Raw data:
────────────────────────────────────────

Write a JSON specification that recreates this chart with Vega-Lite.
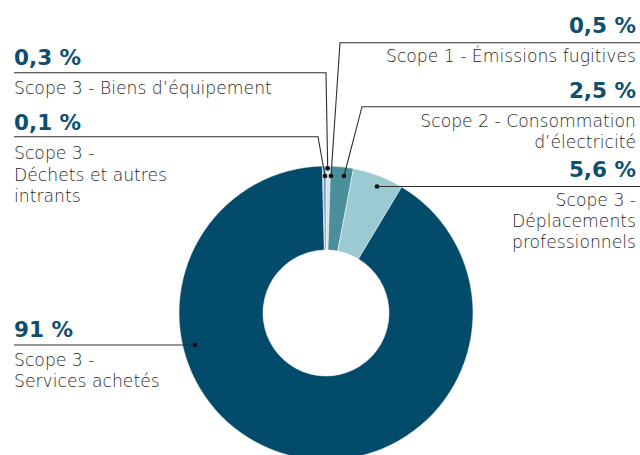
{
  "$schema": "https://vega.github.io/schema/vega-lite/v6.json",
  "width": 640,
  "height": 455,
  "autosize": {"type": "none"},
  "padding": 0,
  "background": "#ffffff",
  "config": {"view": {"stroke": null}, "axis": {"disable": true}},
  "datasets": {
    "slices": [
      {"category": "Scope 1 - Émissions fugitives", "value": 0.5, "ord": 1},
      {"category": "Scope 2 - Consommation d’électricité", "value": 2.5, "ord": 2},
      {"category": "Scope 3 - Déplacements professionnels", "value": 5.6, "ord": 3},
      {"category": "Scope 3 - Services achetés", "value": 91, "ord": 4},
      {"category": "Scope 3 - Déchets et autres intrants", "value": 0.1, "ord": 5},
      {"category": "Scope 3 - Biens d’équipement", "value": 0.3, "ord": 6}
    ],
    "leaders": [
      {"id": "L1", "o": 1, "px": 14, "py": 72.7, "end": false},
      {"id": "L1", "o": 2, "px": 326, "py": 72.7, "end": false},
      {"id": "L1", "o": 3, "px": 327.7, "py": 168.3, "end": true},
      {"id": "L2", "o": 1, "px": 14, "py": 136.7, "end": false},
      {"id": "L2", "o": 2, "px": 318, "py": 136.7, "end": false},
      {"id": "L2", "o": 3, "px": 325, "py": 176, "end": true},
      {"id": "L3", "o": 1, "px": 14, "py": 345, "end": false},
      {"id": "L3", "o": 2, "px": 195, "py": 345, "end": true},
      {"id": "R1", "o": 1, "px": 640, "py": 42.7, "end": false},
      {"id": "R1", "o": 2, "px": 340, "py": 42.7, "end": false},
      {"id": "R1", "o": 3, "px": 331, "py": 176, "end": true},
      {"id": "R2", "o": 1, "px": 640, "py": 106.7, "end": false},
      {"id": "R2", "o": 2, "px": 362, "py": 106.7, "end": false},
      {"id": "R2", "o": 3, "px": 344, "py": 176, "end": true},
      {"id": "R3", "o": 1, "px": 640, "py": 186.5, "end": false},
      {"id": "R3", "o": 2, "px": 377, "py": 186.5, "end": true}
    ],
    "labels": [
      {"pct": "0,3 %", "lines": ["Scope 3 - Biens d’équipement"], "side": "left", "tx": 14, "ty": 65},
      {"pct": "0,1 %", "lines": ["Scope 3 -", "Déchets et autres", "intrants"], "side": "left", "tx": 14, "ty": 130},
      {"pct": "91 %", "lines": ["Scope 3 -", "Services achetés"], "side": "left", "tx": 14, "ty": 336.7},
      {"pct": "0,5 %", "lines": ["Scope 1 - Émissions fugitives"], "side": "right", "tx": 636, "ty": 33.3},
      {"pct": "2,5 %", "lines": ["Scope 2 - Consommation", "d’électricité"], "side": "right", "tx": 636, "ty": 98.3},
      {"pct": "5,6 %", "lines": ["Scope 3 -", "Déplacements", "professionnels"], "side": "right", "tx": 636, "ty": 176.7}
    ]
  },
  "layer": [
    {
      "data": {"name": "slices"},
      "mark": {"type": "arc", "outerRadius": 147, "innerRadius": 63, "stroke": "#ffffff", "strokeWidth": 0.5},
      "encoding": {
        "x": {"datum": 326, "type": "quantitative", "scale": {"domain": [0, 640]}},
        "y": {"datum": 313, "type": "quantitative", "scale": {"domain": [0, 455], "reverse": true}},
        "theta": {"field": "value", "type": "quantitative", "stack": true},
        "order": {"field": "ord", "type": "quantitative"},
        "color": {
          "field": "category",
          "type": "nominal",
          "legend": null,
          "scale": {
            "domain": ["Scope 1 - Émissions fugitives", "Scope 2 - Consommation d’électricité", "Scope 3 - Déplacements professionnels", "Scope 3 - Services achetés", "Scope 3 - Déchets et autres intrants", "Scope 3 - Biens d’équipement"],
            "range": ["#cfe2eb", "#4a8f99", "#9ccad2", "#024b6b", "#2f6d96", "#6a9ac0"]
          }
        }
      }
    },
    {
      "data": {"name": "leaders"},
      "mark": {"type": "line", "color": "#2e2e2e", "strokeWidth": 1.1},
      "encoding": {
        "x": {"field": "px", "type": "quantitative", "scale": {"domain": [0, 640]}},
        "y": {"field": "py", "type": "quantitative", "scale": {"domain": [0, 455], "reverse": true}},
        "detail": {"field": "id"},
        "order": {"field": "o", "type": "quantitative"}
      }
    },
    {
      "data": {"name": "leaders"},
      "transform": [{"filter": "datum.end"}],
      "mark": {"type": "point", "filled": true, "color": "#111111", "size": 22, "opacity": 1},
      "encoding": {
        "x": {"field": "px", "type": "quantitative", "scale": {"domain": [0, 640]}},
        "y": {"field": "py", "type": "quantitative", "scale": {"domain": [0, 455], "reverse": true}}
      }
    },
    {
      "data": {"name": "labels"},
      "transform": [{"filter": "datum.side == 'left'"}],
      "mark": {"type": "text", "align": "left", "baseline": "alphabetic", "font": "DejaVu Sans", "fontWeight": "bold", "fontSize": 21.5, "color": "#0e4f6e"},
      "encoding": {
        "x": {"field": "tx", "type": "quantitative", "scale": {"domain": [0, 640]}},
        "y": {"field": "ty", "type": "quantitative", "scale": {"domain": [0, 455], "reverse": true}},
        "text": {"field": "pct"}
      }
    },
    {
      "data": {"name": "labels"},
      "transform": [{"filter": "datum.side == 'right'"}],
      "mark": {"type": "text", "align": "right", "baseline": "alphabetic", "font": "DejaVu Sans", "fontWeight": "bold", "fontSize": 21.5, "color": "#0e4f6e"},
      "encoding": {
        "x": {"field": "tx", "type": "quantitative", "scale": {"domain": [0, 640]}},
        "y": {"field": "ty", "type": "quantitative", "scale": {"domain": [0, 455], "reverse": true}},
        "text": {"field": "pct"}
      }
    },
    {
      "data": {"name": "labels"},
      "transform": [{"filter": "datum.side == 'left'"}],
      "mark": {"type": "text", "align": "left", "baseline": "alphabetic", "dy": 29, "lineHeight": 21.5, "font": "DejaVu Sans", "fontWeight": 300, "fontSize": 17.2, "color": "#1f1f1f"},
      "encoding": {
        "x": {"field": "tx", "type": "quantitative", "scale": {"domain": [0, 640]}},
        "y": {"field": "ty", "type": "quantitative", "scale": {"domain": [0, 455], "reverse": true}},
        "text": {"field": "lines"}
      }
    },
    {
      "data": {"name": "labels"},
      "transform": [{"filter": "datum.side == 'right'"}],
      "mark": {"type": "text", "align": "right", "baseline": "alphabetic", "dy": 29, "lineHeight": 21, "font": "DejaVu Sans", "fontWeight": 300, "fontSize": 17.2, "color": "#1f1f1f"},
      "encoding": {
        "x": {"field": "tx", "type": "quantitative", "scale": {"domain": [0, 640]}},
        "y": {"field": "ty", "type": "quantitative", "scale": {"domain": [0, 455], "reverse": true}},
        "text": {"field": "lines"}
      }
    }
  ]
}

────────────────────────────────────────

Short exercise: Quote everything in the listing above exactly; pictures are the only thing to omit.

Result of this exercise:
Write a JSON specification that recreates this chart with Vega-Lite.
{
  "$schema": "https://vega.github.io/schema/vega-lite/v6.json",
  "width": 640,
  "height": 455,
  "autosize": {"type": "none"},
  "padding": 0,
  "background": "#ffffff",
  "config": {"view": {"stroke": null}, "axis": {"disable": true}},
  "datasets": {
    "slices": [
      {"category": "Scope 1 - Émissions fugitives", "value": 0.5, "ord": 1},
      {"category": "Scope 2 - Consommation d’électricité", "value": 2.5, "ord": 2},
      {"category": "Scope 3 - Déplacements professionnels", "value": 5.6, "ord": 3},
      {"category": "Scope 3 - Services achetés", "value": 91, "ord": 4},
      {"category": "Scope 3 - Déchets et autres intrants", "value": 0.1, "ord": 5},
      {"category": "Scope 3 - Biens d’équipement", "value": 0.3, "ord": 6}
    ],
    "leaders": [
      {"id": "L1", "o": 1, "px": 14, "py": 72.7, "end": false},
      {"id": "L1", "o": 2, "px": 326, "py": 72.7, "end": false},
      {"id": "L1", "o": 3, "px": 327.7, "py": 168.3, "end": true},
      {"id": "L2", "o": 1, "px": 14, "py": 136.7, "end": false},
      {"id": "L2", "o": 2, "px": 318, "py": 136.7, "end": false},
      {"id": "L2", "o": 3, "px": 325, "py": 176, "end": true},
      {"id": "L3", "o": 1, "px": 14, "py": 345, "end": false},
      {"id": "L3", "o": 2, "px": 195, "py": 345, "end": true},
      {"id": "R1", "o": 1, "px": 640, "py": 42.7, "end": false},
      {"id": "R1", "o": 2, "px": 340, "py": 42.7, "end": false},
      {"id": "R1", "o": 3, "px": 331, "py": 176, "end": true},
      {"id": "R2", "o": 1, "px": 640, "py": 106.7, "end": false},
      {"id": "R2", "o": 2, "px": 362, "py": 106.7, "end": false},
      {"id": "R2", "o": 3, "px": 344, "py": 176, "end": true},
      {"id": "R3", "o": 1, "px": 640, "py": 186.5, "end": false},
      {"id": "R3", "o": 2, "px": 377, "py": 186.5, "end": true}
    ],
    "labels": [
      {"pct": "0,3 %", "lines": ["Scope 3 - Biens d’équipement"], "side": "left", "tx": 14, "ty": 65},
      {"pct": "0,1 %", "lines": ["Scope 3 -", "Déchets et autres", "intrants"], "side": "left", "tx": 14, "ty": 130},
      {"pct": "91 %", "lines": ["Scope 3 -", "Services achetés"], "side": "left", "tx": 14, "ty": 336.7},
      {"pct": "0,5 %", "lines": ["Scope 1 - Émissions fugitives"], "side": "right", "tx": 636, "ty": 33.3},
      {"pct": "2,5 %", "lines": ["Scope 2 - Consommation", "d’électricité"], "side": "right", "tx": 636, "ty": 98.3},
      {"pct": "5,6 %", "lines": ["Scope 3 -", "Déplacements", "professionnels"], "side": "right", "tx": 636, "ty": 176.7}
    ]
  },
  "layer": [
    {
      "data": {"name": "slices"},
      "mark": {"type": "arc", "outerRadius": 147, "innerRadius": 63, "stroke": "#ffffff", "strokeWidth": 0.5},
      "encoding": {
        "x": {"datum": 326, "type": "quantitative", "scale": {"domain": [0, 640]}},
        "y": {"datum": 313, "type": "quantitative", "scale": {"domain": [0, 455], "reverse": true}},
        "theta": {"field": "value", "type": "quantitative", "stack": true},
        "order": {"field": "ord", "type": "quantitative"},
        "color": {
          "field": "category",
          "type": "nominal",
          "legend": null,
          "scale": {
            "domain": ["Scope 1 - Émissions fugitives", "Scope 2 - Consommation d’électricité", "Scope 3 - Déplacements professionnels", "Scope 3 - Services achetés", "Scope 3 - Déchets et autres intrants", "Scope 3 - Biens d’équipement"],
            "range": ["#cfe2eb", "#4a8f99", "#9ccad2", "#024b6b", "#2f6d96", "#6a9ac0"]
          }
        }
      }
    },
    {
      "data": {"name": "leaders"},
      "mark": {"type": "line", "color": "#2e2e2e", "strokeWidth": 1.1},
      "encoding": {
        "x": {"field": "px", "type": "quantitative", "scale": {"domain": [0, 640]}},
        "y": {"field": "py", "type": "quantitative", "scale": {"domain": [0, 455], "reverse": true}},
        "detail": {"field": "id"},
        "order": {"field": "o", "type": "quantitative"}
      }
    },
    {
      "data": {"name": "leaders"},
      "transform": [{"filter": "datum.end"}],
      "mark": {"type": "point", "filled": true, "color": "#111111", "size": 22, "opacity": 1},
      "encoding": {
        "x": {"field": "px", "type": "quantitative", "scale": {"domain": [0, 640]}},
        "y": {"field": "py", "type": "quantitative", "scale": {"domain": [0, 455], "reverse": true}}
      }
    },
    {
      "data": {"name": "labels"},
      "transform": [{"filter": "datum.side == 'left'"}],
      "mark": {"type": "text", "align": "left", "baseline": "alphabetic", "font": "DejaVu Sans", "fontWeight": "bold", "fontSize": 21.5, "color": "#0e4f6e"},
      "encoding": {
        "x": {"field": "tx", "type": "quantitative", "scale": {"domain": [0, 640]}},
        "y": {"field": "ty", "type": "quantitative", "scale": {"domain": [0, 455], "reverse": true}},
        "text": {"field": "pct"}
      }
    },
    {
      "data": {"name": "labels"},
      "transform": [{"filter": "datum.side == 'right'"}],
      "mark": {"type": "text", "align": "right", "baseline": "alphabetic", "font": "DejaVu Sans", "fontWeight": "bold", "fontSize": 21.5, "color": "#0e4f6e"},
      "encoding": {
        "x": {"field": "tx", "type": "quantitative", "scale": {"domain": [0, 640]}},
        "y": {"field": "ty", "type": "quantitative", "scale": {"domain": [0, 455], "reverse": true}},
        "text": {"field": "pct"}
      }
    },
    {
      "data": {"name": "labels"},
      "transform": [{"filter": "datum.side == 'left'"}],
      "mark": {"type": "text", "align": "left", "baseline": "alphabetic", "dy": 29, "lineHeight": 21.5, "font": "DejaVu Sans", "fontWeight": 300, "fontSize": 17.2, "color": "#1f1f1f"},
      "encoding": {
        "x": {"field": "tx", "type": "quantitative", "scale": {"domain": [0, 640]}},
        "y": {"field": "ty", "type": "quantitative", "scale": {"domain": [0, 455], "reverse": true}},
        "text": {"field": "lines"}
      }
    },
    {
      "data": {"name": "labels"},
      "transform": [{"filter": "datum.side == 'right'"}],
      "mark": {"type": "text", "align": "right", "baseline": "alphabetic", "dy": 29, "lineHeight": 21, "font": "DejaVu Sans", "fontWeight": 300, "fontSize": 17.2, "color": "#1f1f1f"},
      "encoding": {
        "x": {"field": "tx", "type": "quantitative", "scale": {"domain": [0, 640]}},
        "y": {"field": "ty", "type": "quantitative", "scale": {"domain": [0, 455], "reverse": true}},
        "text": {"field": "lines"}
      }
    }
  ]
}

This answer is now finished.